Retype all of the listing exactly, passing over any picture you find.
+ + + + +
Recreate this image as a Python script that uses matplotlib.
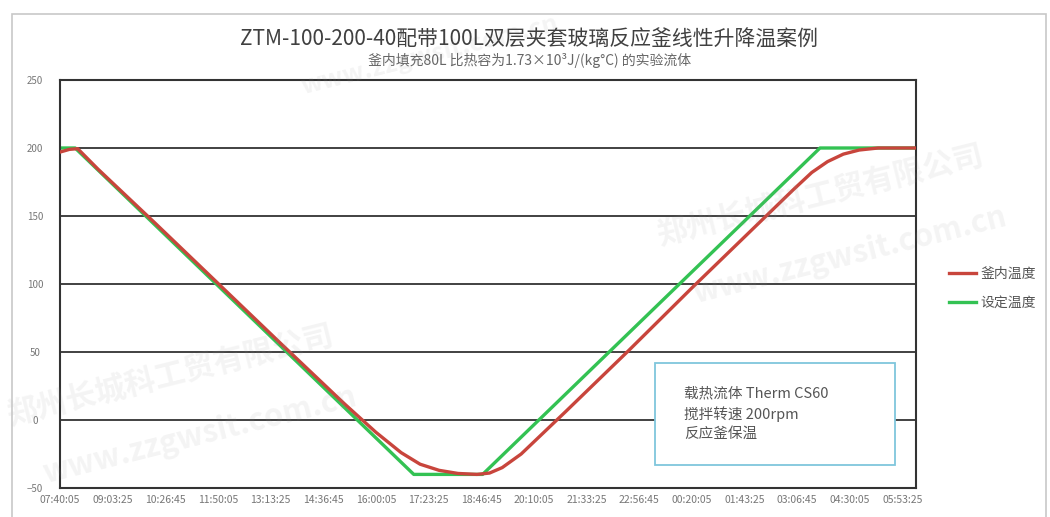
import matplotlib.pyplot as plt
from matplotlib.patches import Rectangle

plt.rcParams['font.family'] = ['Noto Sans CJK SC', 'DejaVu Sans']

# elapsed minutes since 07:40:05, tick every 83 min 20 s
tick_labels = ['07:40:05', '09:03:25', '10:26:45', '11:50:05', '13:13:25', '14:36:45',
               '16:00:05', '17:23:25', '18:46:45', '20:10:05', '21:33:25', '22:56:45',
               '00:20:05', '01:43:25', '03:06:45', '04:30:05', '05:53:25']
tick_step = 83.333

# setpoint temperature (minutes, °C)
set_t = [0, 24, 560, 669, 1203, 1355]
set_v = [200, 200, -40, -40, 200, 200]

# measured temperature inside the kettle (minutes, °C)
kettle_t = [0, 15, 28, 60, 150, 250, 350, 450, 500, 540, 570, 600, 630, 660, 680,
            700, 730, 800, 900, 1000, 1100, 1160, 1190, 1215, 1240, 1265, 1295, 1355]
kettle_v = [197, 199, 199.5, 184.5, 145, 100.5, 56, 12, -9, -24, -32.5, -37, -39.3, -40, -39,
            -35, -25, 6, 51, 97, 142, 169, 182, 190, 195.5, 198.5, 200, 200]

fig = plt.figure(figsize=(10.5, 5.17), dpi=100)
W, H = 1050, 517

# outer chart frame
fig.patches.append(Rectangle((12 / W, -0.01), (1046 - 12) / W, (H - 14) / H + 0.01,
                             transform=fig.transFigure, fill=False, edgecolor='#c8c8c8', lw=1.2))

ax = fig.add_axes([60 / W, (H - 488) / H, (916 - 60) / W, (488 - 80) / H])

ax.plot(kettle_t, kettle_v, color='#c8453c', lw=2.4, label='釜内温度', zorder=3)
ax.plot(set_t, set_v, color='#33c253', lw=2.4, label='设定温度', zorder=2)

ax.set_xlim(0, 1355)
ax.set_ylim(-50, 250)
ax.set_yticks(range(-50, 251, 50))
ax.set_xticks([i * tick_step for i in range(len(tick_labels))])
ax.set_xticklabels(tick_labels)
ax.tick_params(axis='both', length=0, labelcolor='#777777')
ax.tick_params(axis='x', pad=5, labelsize=7.5)
ax.tick_params(axis='y', pad=18, labelsize=7)
for lbl in ax.get_yticklabels():
    lbl.set_horizontalalignment('center')

for y in range(0, 250, 50):
    ax.axhline(y, color='#333333', lw=1.3, zorder=1)
for side in ['left', 'right', 'top', 'bottom']:
    ax.spines[side].set_color('#333333')
    ax.spines[side].set_linewidth(1.5)

# titles
fig.text(529 / W, 1 - 40 / H, 'ZTM-100-200-40配带100L双层夹套玻璃反应釜线性升降温案例',
         ha='center', va='center', fontsize=15, color='#404040')
fig.text(530 / W, 1 - 60 / H, '釜内填充80L 比热容为1.73×10³J/(kg°C) 的实验流体',
         ha='center', va='center', fontsize=10, color='#666666')

# legend
fig.legend(loc='center left', bbox_to_anchor=(936 / W, 1 - 288 / H), frameon=False,
           fontsize=10, handlelength=2.0, handletextpad=0.3, labelspacing=1.1,
           labelcolor='#555555')

# process notes box
fig.patches.append(Rectangle((655 / W, 1 - 465 / H), (895 - 655) / W, (465 - 363) / H,
                             transform=fig.transFigure, facecolor='white',
                             edgecolor='#7fc6dc', lw=1.3, zorder=5))
fig.text(684 / W, 1 - 414 / H, '载热流体 Therm CS60\n搅拌转速 200rpm\n反应釜保温',
         ha='left', va='center', fontsize=10.5, color='#555555', linespacing=1.45, zorder=6)

# company watermark
wm = dict(color='#999999', alpha=0.11, rotation=14, ha='center', va='center',
          fontweight='bold', zorder=0)
fig.text(820 / W, 1 - 195 / H, '郑州长城科工贸有限公司', fontsize=22, **wm)
fig.text(850 / W, 1 - 255 / H, 'www.zzgwsit.com.cn', fontsize=22, **wm)
fig.text(170 / W, 1 - 375 / H, '郑州长城科工贸有限公司', fontsize=22, **wm)
fig.text(200 / W, 1 - 435 / H, 'www.zzgwsit.com.cn', fontsize=22, **wm)
fig.text(430 / W, 1 - 55 / H, 'www.zzgwsit.com.cn', fontsize=18, **wm)

fig.savefig('out.png', dpi=100)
+ + + + +
* _Solution to this problem_:
Recreate this image as a Python script that uses matplotlib.
import matplotlib.pyplot as plt
from matplotlib.patches import Rectangle

plt.rcParams['font.family'] = ['Noto Sans CJK SC', 'DejaVu Sans']

# elapsed minutes since 07:40:05, tick every 83 min 20 s
tick_labels = ['07:40:05', '09:03:25', '10:26:45', '11:50:05', '13:13:25', '14:36:45',
               '16:00:05', '17:23:25', '18:46:45', '20:10:05', '21:33:25', '22:56:45',
               '00:20:05', '01:43:25', '03:06:45', '04:30:05', '05:53:25']
tick_step = 83.333

# setpoint temperature (minutes, °C)
set_t = [0, 24, 560, 669, 1203, 1355]
set_v = [200, 200, -40, -40, 200, 200]

# measured temperature inside the kettle (minutes, °C)
kettle_t = [0, 15, 28, 60, 150, 250, 350, 450, 500, 540, 570, 600, 630, 660, 680,
            700, 730, 800, 900, 1000, 1100, 1160, 1190, 1215, 1240, 1265, 1295, 1355]
kettle_v = [197, 199, 199.5, 184.5, 145, 100.5, 56, 12, -9, -24, -32.5, -37, -39.3, -40, -39,
            -35, -25, 6, 51, 97, 142, 169, 182, 190, 195.5, 198.5, 200, 200]

fig = plt.figure(figsize=(10.5, 5.17), dpi=100)
W, H = 1050, 517

# outer chart frame
fig.patches.append(Rectangle((12 / W, -0.01), (1046 - 12) / W, (H - 14) / H + 0.01,
                             transform=fig.transFigure, fill=False, edgecolor='#c8c8c8', lw=1.2))

ax = fig.add_axes([60 / W, (H - 488) / H, (916 - 60) / W, (488 - 80) / H])

ax.plot(kettle_t, kettle_v, color='#c8453c', lw=2.4, label='釜内温度', zorder=3)
ax.plot(set_t, set_v, color='#33c253', lw=2.4, label='设定温度', zorder=2)

ax.set_xlim(0, 1355)
ax.set_ylim(-50, 250)
ax.set_yticks(range(-50, 251, 50))
ax.set_xticks([i * tick_step for i in range(len(tick_labels))])
ax.set_xticklabels(tick_labels)
ax.tick_params(axis='both', length=0, labelcolor='#777777')
ax.tick_params(axis='x', pad=5, labelsize=7.5)
ax.tick_params(axis='y', pad=18, labelsize=7)
for lbl in ax.get_yticklabels():
    lbl.set_horizontalalignment('center')

for y in range(0, 250, 50):
    ax.axhline(y, color='#333333', lw=1.3, zorder=1)
for side in ['left', 'right', 'top', 'bottom']:
    ax.spines[side].set_color('#333333')
    ax.spines[side].set_linewidth(1.5)

# titles
fig.text(529 / W, 1 - 40 / H, 'ZTM-100-200-40配带100L双层夹套玻璃反应釜线性升降温案例',
         ha='center', va='center', fontsize=15, color='#404040')
fig.text(530 / W, 1 - 60 / H, '釜内填充80L 比热容为1.73×10³J/(kg°C) 的实验流体',
         ha='center', va='center', fontsize=10, color='#666666')

# legend
fig.legend(loc='center left', bbox_to_anchor=(936 / W, 1 - 288 / H), frameon=False,
           fontsize=10, handlelength=2.0, handletextpad=0.3, labelspacing=1.1,
           labelcolor='#555555')

# process notes box
fig.patches.append(Rectangle((655 / W, 1 - 465 / H), (895 - 655) / W, (465 - 363) / H,
                             transform=fig.transFigure, facecolor='white',
                             edgecolor='#7fc6dc', lw=1.3, zorder=5))
fig.text(684 / W, 1 - 414 / H, '载热流体 Therm CS60\n搅拌转速 200rpm\n反应釜保温',
         ha='left', va='center', fontsize=10.5, color='#555555', linespacing=1.45, zorder=6)

# company watermark
wm = dict(color='#999999', alpha=0.11, rotation=14, ha='center', va='center',
          fontweight='bold', zorder=0)
fig.text(820 / W, 1 - 195 / H, '郑州长城科工贸有限公司', fontsize=22, **wm)
fig.text(850 / W, 1 - 255 / H, 'www.zzgwsit.com.cn', fontsize=22, **wm)
fig.text(170 / W, 1 - 375 / H, '郑州长城科工贸有限公司', fontsize=22, **wm)
fig.text(200 / W, 1 - 435 / H, 'www.zzgwsit.com.cn', fontsize=22, **wm)
fig.text(430 / W, 1 - 55 / H, 'www.zzgwsit.com.cn', fontsize=18, **wm)

fig.savefig('out.png', dpi=100)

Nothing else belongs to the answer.